FRANKFURT (Reuters) – The European Central Bank is all but certain to keep policy unchanged on Thursday but may have to acknowledge that inflation could stay high for longer than it had projected, a signal that may be taken by some as a hint at a faster exit from stimulus.
Having extended support measures only in December, any policy change now would be premature.
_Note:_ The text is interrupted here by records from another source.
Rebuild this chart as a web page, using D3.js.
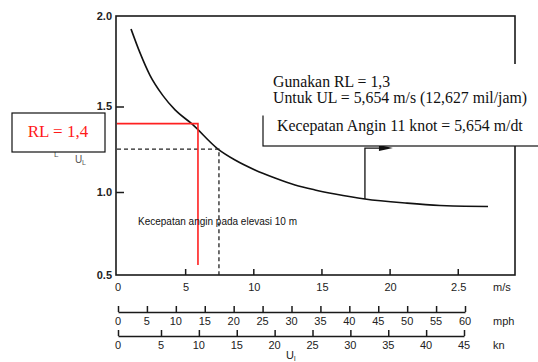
<!DOCTYPE html>
<html>
<head>
<meta charset="utf-8">
<script src="https://cdn.jsdelivr.net/npm/d3@7"></script>
<style>
  body { margin: 0; background: #fff; }
  svg { display: block; }
  .tick-lbl { font-family: "Liberation Sans", Arial, sans-serif; font-size: 11px; fill: #222; }
  .serif { font-family: "Liberation Serif", "Times New Roman", serif; }
</style>
</head>
<body>
<div id="app"></div>
<script>
// R_L curve (wind speed m/s -> R_L)
const curveMs = [1.03, 1.69, 2.42, 3.37, 4.26, 5.5, 7.41, 8.66, 10.12, 11.59, 13.06, 14.53, 15.99, 18.19, 21.28, 23.7, 25.5, 27.22]
const curveRL = [1.928, 1.796, 1.672, 1.56, 1.48, 1.398, 1.251, 1.187, 1.129, 1.082, 1.041, 1.012, 0.988, 0.958, 0.933, 0.919, 0.914, 0.913]

const yTicks = [2.0, 1.5, 1.0, 0.5]
const msTicks = [0, 5, 10, 15, 20, 25]
const msLabels = ['0', '5', '10', '15', '20', '2.5']
const mphTicks = [0, 5, 10, 15, 20, 25, 30, 35, 40, 45, 50, 55, 60]
const knTicks = [0, 5, 10, 15, 20, 25, 30, 35, 40, 45]

// readings
const redRL = 1.4, redMs = 5.94, redBottom = 0.56
const dashRL = 1.251, dashMs = 7.48
const arrowMs = 18.19, arrowCurveRL = 0.958, arrowTop = 1.251

const width = 538
const height = 362

const svg = d3.select('#app').append('svg')
  .attr('width', width)
  .attr('height', height)

svg.append('rect').attr('width', width).attr('height', height).attr('fill', '#fff')

// the scan is a bit uneven, so y uses a piecewise scale
const scaleX = d3.scaleLinear().domain([0, 29.2]).range([117, 515])
const scaleY = d3.scaleLinear().domain([0.5, 1.0, 1.5, 2.0]).range([275, 192, 106.5, 16])
const scaleMph = d3.scaleLinear().domain([0, 60]).range([118, 465])
const scaleKn = d3.scaleLinear().domain([0, 5, 45]).range([118, 161, 464])

// frame
svg.append('rect')
  .attr('x', scaleX(0) - 1).attr('y', scaleY(2.0))
  .attr('width', scaleX(29.2) - scaleX(0) + 1).attr('height', scaleY(0.5) - scaleY(2.0))
  .attr('fill', 'none').attr('stroke', '#1a1a1a').attr('stroke-width', 1.6)

// y axis: ticks inside
const axisY = d3.axisRight(scaleY).tickValues([1.5, 1.0]).tickSize(8).tickFormat('')
svg.append('g').attr('transform', `translate(${scaleX(0) - 1},0)`).call(axisY)
  .call(g => g.select('.domain').remove())
  .call(g => g.selectAll('line').attr('stroke', '#1a1a1a').attr('stroke-width', 1.5))

svg.append('g').selectAll('text').data(yTicks).join('text')
  .attr('class', 'tick-lbl')
  .attr('x', 112).attr('y', d => scaleY(d) + 3.5)
  .attr('text-anchor', 'end').attr('font-weight', 'bold').attr('font-size', 10)
  .text(d => d.toFixed(1))

// x axis (m/s): ticks pointing up inside the frame
const axisX = d3.axisTop(scaleX).tickValues(msTicks.slice(1)).tickSize(6).tickFormat('')
svg.append('g').attr('transform', `translate(0,${scaleY(0.5)})`).call(axisX)
  .call(g => g.select('.domain').remove())
  .call(g => g.selectAll('line').attr('stroke', '#1a1a1a').attr('stroke-width', 1.5))

svg.append('g').selectAll('text').data(msTicks).join('text')
  .attr('class', 'tick-lbl')
  .attr('x', d => scaleX(d) + 1).attr('y', 291)
  .attr('text-anchor', 'middle')
  .text((d, i) => msLabels[i])
svg.append('text').attr('class', 'tick-lbl').attr('x', 493).attr('y', 291).text('m/s')

// mph and kn scales
const makeUnitAxis = (scale, ticks, y, unit) => {
  const ax = d3.axisTop(scale).tickValues(ticks).tickSize(6).tickSizeOuter(0).tickFormat('')
  svg.append('g').attr('transform', `translate(0,${y})`).call(ax)
    .call(g => g.select('.domain').attr('stroke', '#1a1a1a').attr('stroke-width', 1.5))
    .call(g => g.selectAll('line').attr('stroke', '#1a1a1a').attr('stroke-width', 1.5))
  svg.append('g').selectAll('text').data(ticks).join('text')
    .attr('class', 'tick-lbl')
    .attr('x', d => scale(d)).attr('y', y + 12.5)
    .attr('text-anchor', 'middle')
    .text(d => d)
  svg.append('text').attr('class', 'tick-lbl').attr('x', 493).attr('y', y + 12.5).text(unit)
}
makeUnitAxis(scaleMph, mphTicks, 312, 'mph')
makeUnitAxis(scaleKn, knTicks, 336, 'kn')

// U_l under the kn scale
const ul = svg.append('text').attr('class', 'tick-lbl').attr('x', 286).attr('y', 359)
ul.append('tspan').text('U')
ul.append('tspan').attr('font-size', 7).attr('dy', 1.5).text('l')

// y axis label (mostly hidden behind the RL box)
const yl = svg.append('g').attr('fill', '#555').attr('font-family', 'Liberation Sans, Arial, sans-serif')
yl.append('text').attr('x', 44).attr('y', 152).attr('font-size', 11).text('R')
yl.append('text').attr('x', 54).attr('y', 157).attr('font-size', 8).text('L')
yl.append('text').attr('x', 75).attr('y', 163).attr('font-size', 10).text('U')
yl.append('text').attr('x', 82).attr('y', 165).attr('font-size', 7).text('L')

// curve
const pts = curveMs.map((m, i) => [m, curveRL[i]])
const line = d3.line().x(d => scaleX(d[0])).y(d => scaleY(d[1])).curve(d3.curveMonotoneX)
svg.append('path').datum(pts).attr('d', line)
  .attr('fill', 'none').attr('stroke', '#111').attr('stroke-width', 1.6)

// dashed reading lines
svg.append('path')
  .attr('d', `M${scaleX(0)},${scaleY(dashRL)}H${scaleX(dashMs)}V${scaleY(0.5)}`)
  .attr('fill', 'none').attr('stroke', '#222').attr('stroke-width', 1.3)
  .attr('stroke-dasharray', '4,3')

// red reading lines
svg.append('path')
  .attr('d', `M${scaleX(0)},${scaleY(redRL)}H${scaleX(redMs)}V${scaleY(redBottom)}`)
  .attr('fill', 'none').attr('stroke', '#ff2020').attr('stroke-width', 1.6)

// inner caption
svg.append('text').attr('x', 138).attr('y', 225)
  .attr('font-family', 'Liberation Sans, Arial, sans-serif').attr('font-size', 10).attr('fill', '#111')
  .text('Kecepatan angin pada elevasi 10 m')

// arrow from curve
const ax = scaleX(arrowMs)
svg.append('path')
  .attr('d', `M${ax},${scaleY(arrowCurveRL)}V${scaleY(arrowTop) - 1}H${ax + 16}`)
  .attr('fill', 'none').attr('stroke', '#111').attr('stroke-width', 1.3)
svg.append('path')
  .attr('d', `M${ax + 14},${scaleY(arrowTop) - 4}L${ax + 28},${scaleY(arrowTop) - 1}L${ax + 14},${scaleY(arrowTop) + 2}Z`)
  .attr('fill', '#111')

// annotation boxes
svg.append('rect').attr('x', 263).attr('y', 108).attr('width', 300).attr('height', 38)
  .attr('fill', '#fff').attr('stroke', '#111').attr('stroke-width', 1.2)
svg.append('rect').attr('x', 262).attr('y', 64).attr('width', 276).attr('height', 51.5)
  .attr('fill', '#fff')

svg.append('text').attr('class', 'serif').attr('x', 273).attr('y', 86.5)
  .attr('font-size', 15.8).attr('fill', '#111').text('Gunakan RL = 1,3')
svg.append('text').attr('class', 'serif').attr('x', 273).attr('y', 102.5)
  .attr('font-size', 15.8).attr('fill', '#111').text('Untuk UL = 5,654 m/s (12,627 mil/jam)')
svg.append('text').attr('class', 'serif').attr('x', 277).attr('y', 130.5)
  .attr('font-size', 15.8).attr('fill', '#111').text('Kecepatan Angin 11 knot = 5,654 m/dt')

svg.append('rect').attr('x', 12).attr('y', 113).attr('width', 93).attr('height', 39)
  .attr('fill', '#fff').attr('stroke', '#111').attr('stroke-width', 1.2)
svg.append('text').attr('class', 'serif').attr('x', 58).attr('y', 136.5)
  .attr('text-anchor', 'middle').attr('font-size', 17).attr('fill', '#ff1a1a')
  .text('RL = 1,4')
</script>
</body>
</html>
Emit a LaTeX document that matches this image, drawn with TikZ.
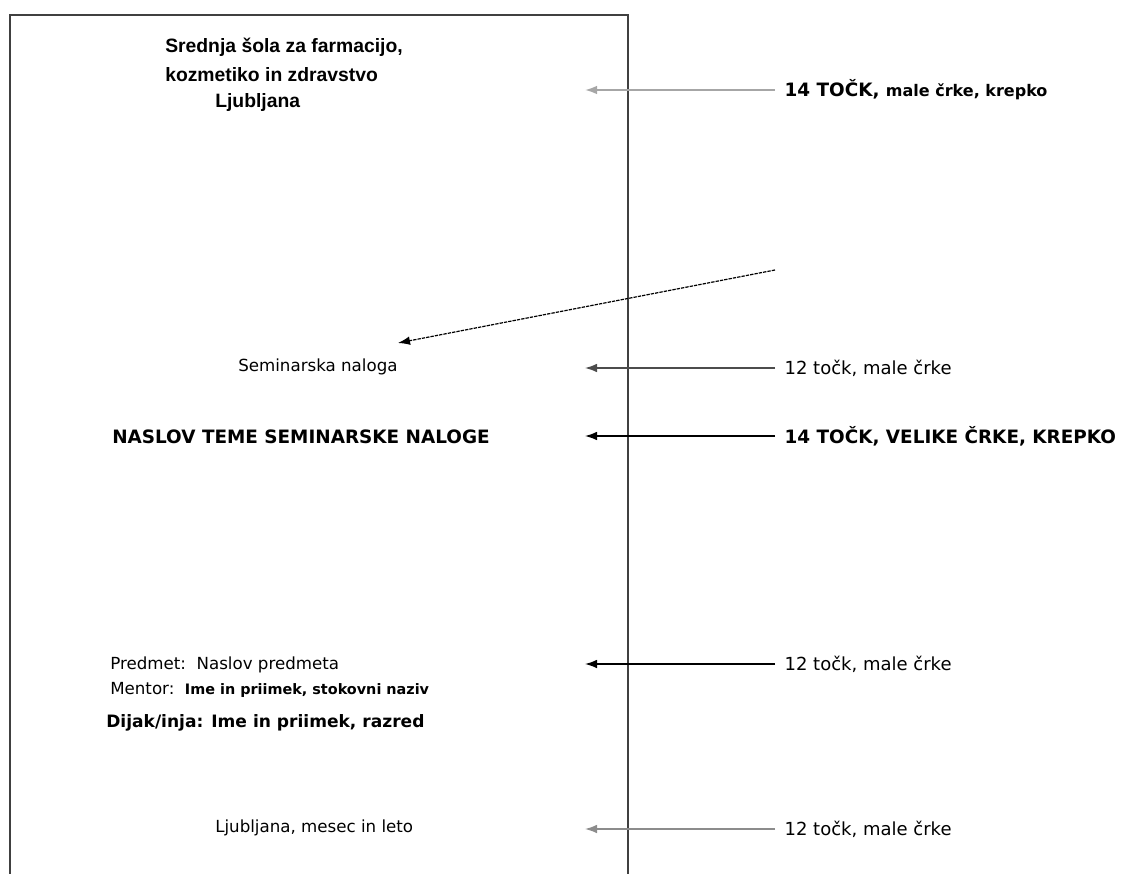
\documentclass[tikz,border=0pt]{standalone}
\usepackage{fontspec}
\setmainfont{DejaVu Sans}
\newfontfamily\arialfont{Liberation Sans}
\usepackage{xcolor}
\usetikzlibrary{positioning, arrows.meta}

\begin{document}
\begin{tikzpicture}[x=0.75pt, y=-0.75pt, every node/.style={inner sep=0pt, anchor=west}]
      \tikzstyle{page}=[draw=black!75, line width=1.1pt]
      \tikzstyle{txt}=[font=\fontsize{12.5}{15}\selectfont]
      \tikzstyle{note}=[font=\fontsize{13.5}{16}\selectfont]
      \tikzstyle{bigbold}=[font=\fontsize{13.8}{16}\selectfont\bfseries]
      \tikzstyle{titl}=[font=\arialfont\fontsize{14.5}{18}\selectfont\bfseries]
      \tikzstyle{lbl}=[inner xsep=7pt]
      \tikzstyle{arr}=[-{Latex[length=9pt, width=6.5pt]}, line width=1.1pt]
      \useasboundingbox (0,0) rectangle (1136,874);
      % page outline
      \draw[page] (10,874) |- (628,15) -- (628,874);
      % title page contents
      \node[titl] (tit1) at (165,47) {Srednja šola za farmacijo,};
      \node[titl] (tit2) at (165,75) {kozmetiko in zdravstvo};
      \node[titl] (tit3) at (215,103) {Ljubljana};
      \node[txt] (sem) at (238,367) {Seminarska naloga};
      \node[bigbold] (naslov) at (112,437) {NASLOV TEME SEMINARSKE NALOGE};
      \node[txt] (predmet) at (110,665) {Predmet:\ \ Naslov predmeta};
      \node[txt] (mentor) at (110,690) {Mentor:\ \ {\fontsize{10.8}{12}\selectfont\bfseries Ime in priimek, stokovni naziv}};
      \node[font=\fontsize{12.8}{15}\selectfont\bfseries] (dijak) at (106,723) {Dijak/inja: Ime in priimek, razred};
      \node[txt] (kraj) at (215,828) {Ljubljana, mesec in leto};
      % notes on the right
      \node[lbl, bigbold] (l1) at (775,90) {14 TOČK, {\fontsize{12}{14}\selectfont male črke, krepko}};
      \node[lbl, note] (l2) at (775,368) {12 točk, male črke};
      \node[lbl, bigbold] (l3) at (775,436) {14 TOČK, VELIKE ČRKE, KREPKO};
      \node[lbl, note] (l4) at (775,664) {12 točk, male črke};
      \node[lbl, note] (l5) at (775,829) {12 točk, male črke};
      \coordinate (t1) at (585,90);
      \coordinate (t2) at (585,368);
      \coordinate (t3) at (585,436);
      \coordinate (t4) at (585,664);
      \coordinate (t5) at (585,829);
      \draw[arr, black!35, line width=1.5pt] (l1) -- (t1);
      \draw[arr, black!70] (l2) -- (t2);
      \draw[arr] (l3) -- (t3);
      \draw[arr] (l4) -- (t4);
      \draw[arr, black!45] (l5) -- (t5);
      % slanted pointer
      \coordinate (d0) at (775,270);
      \coordinate (d1) at (398,343);
      \draw[arr, line width=0.9pt, dash pattern=on 2.5pt off 0.8pt] (d0) -- (d1);
    \end{tikzpicture}
\end{document}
Yet inflation has consistently exceeded the ECB’s forecasts, piling pressure on policymakers to fine-tune their increasingly questioned narrative that rapid price growth is merely temporary.
The bank argues that inflation will soon abate without its intervention and that long-term price pressures are actually too weak, meaning support is still needed to underpin inflation which undershot the ECB’s 2% target for much of the last decade.
This view is now being challenged by investors and several policymakers, and January’s 5.1% inflation print, the highest ever for the 19-country euro zone, only adds to pressure for ECB President Christine Lagarde to acknowledge mounting risks.
“The ECB’s hopes for a rapid decline in the inflation rate are fading,” Commerzbank (DE:CBKG) economist Christoph Weil said. “The pressure on the central bank to exit its ultra-expansive monetary policy as early as 2022 is increasing.”
But changing the inflation narrative is a tricky and potentially risky exercise.
Markets already doubt the ECB and are pricing in 30 basis points of rate hikes this year, despite its insistence that any move in 2022 is very unlikely.
If Lagarde admits that the ECB has underestimated price pressures, markets will bring forward rate-hike bets, tightening financing conditions and offsetting the very stimulus the ECB aims to provide.
CREDIBILITY
But with the bank’s credibility already challenged by a string of forecasting errors and big upward revisions to projections, Lagarde also cannot ignore the inflation overshoots.
Instead, she may offer a token nod to inflation risks while emphasizing that price growth in Europe is fundamentally different to that in the United States given weak wage pressures and the relative lag in rebounding consumption.
The U.S. Federal Reserve is signalling a first rate hike in March although officials spoke cautiously on Monday https://www.reuters.com/business/fed-officials-say-march-rate-hike-track-future-increases-data-dependent-2022-01-31 about what might follow.
The Bank of England is meanwhile expected to raise rates again on Thursday and signal that it will start gradually reducing its vast holdings of government bonds, bought to stimulate Britain’s economy.
With unemployment also falling to a record low, Lagarde may need to acknowledge that labour markets are tightening more rapidly than expected, even if so far that has not brought significant wage pressures.
But her main message is still likely to be that no rate move is coming this year, a framing that keeps the door open to an increase in borrowing costs early in 2023.
Long more cautious than markets, analysts too are now moving forward their rate hike predictions. While a Reuters poll last month saw a first ECB rate increase coming towards the fourth quarter of 2023, a growing number now see a hike as early as Q1.
“For now, we have pencilled in the first rate hike for early 2023, but an increase at the end of this year is increasingly likely,” said Andrew Kenningham, chief Europe economist at Capital Economics.
Lagarde is unlikely to change her view that inflation will come back under target before year-end, however – an important provision that should keep rate hike expectations at bay.
The ECB will announce its policy decision at 1245 GMT and Lagarde holds a news conference at 1330 GMT.
The ECB is set to keep the deposit rate at a record-low minus 0.5% and stay on course to phase out its 1.85 trillion euro pandemic emergency bond buying scheme by the end of March.